The Suicide Squad works best when Gunn the director can go to town with the dirty jokes and the over-the-top gunplay. He’s a slick filmmaker, to be sure. He shoots action cleanly and has a flair for visual punchlines that make his more grotesque indulgences acceptable. One throwaway example: A character who callously kills a bird early in the film later gets his head blown off, and Gunn makes sure to cut to the same type of bird landing on the man’s bloody neck and picking off a piece of shredded flesh. (And this had been someone we liked.) A later massacre, when Bloodsport and Peacemaker quietly compete for the most kills, is filled with gratuitous background gags (dudes exploding, getting hacked to pieces, being electrocuted, etc.) and one marvels at how expertly Gunn pairs his penchant for gross humor with a supremely confident sense of style — like Steven Spielberg making a dick joke.

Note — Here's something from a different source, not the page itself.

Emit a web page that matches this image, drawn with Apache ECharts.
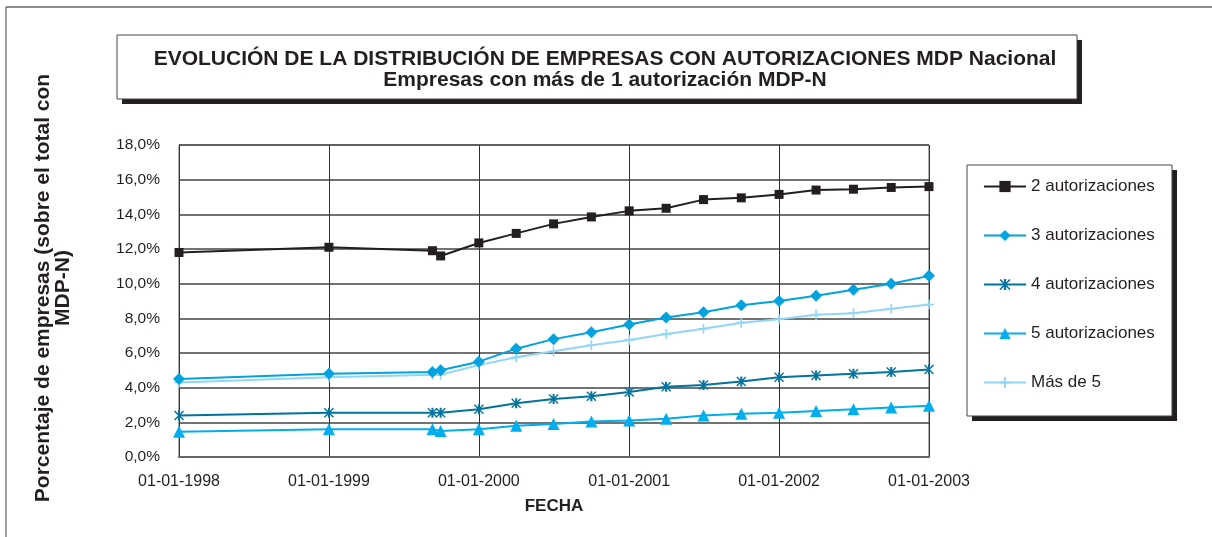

But a little of this stuff goes a long way, and it’s possible The Suicide Squad is too much of a good thing and not enough of a better thing. The movie offers lots of memorable scenes and lines, but it’s hard to feel like any of it amounts to anything. The lack of narrative momentum or compelling character arcs starts to wear on you. The jokes get old, too. The movie’s best line comes from The Polka-Dot Man, whom Dastmalchian plays with tense, soft-spoken eeriness: “I don’t like to kill people, but if I pretend they’re my mom, it’s easy,” he says early on, and it’s a chilling, hilarious bit, perfectly tossed off. But Gunn doesn’t leave it there. The character then explains why he hates his mom so much. Then we see through his eyes, and realize that everybody around him has his mother’s face. The first time this happens, it’s pretty funny. By the third time it happens, it feels like a gag being driven into the ground. The movie has humor and style to burn, and not much else. For some, that will be more than enough.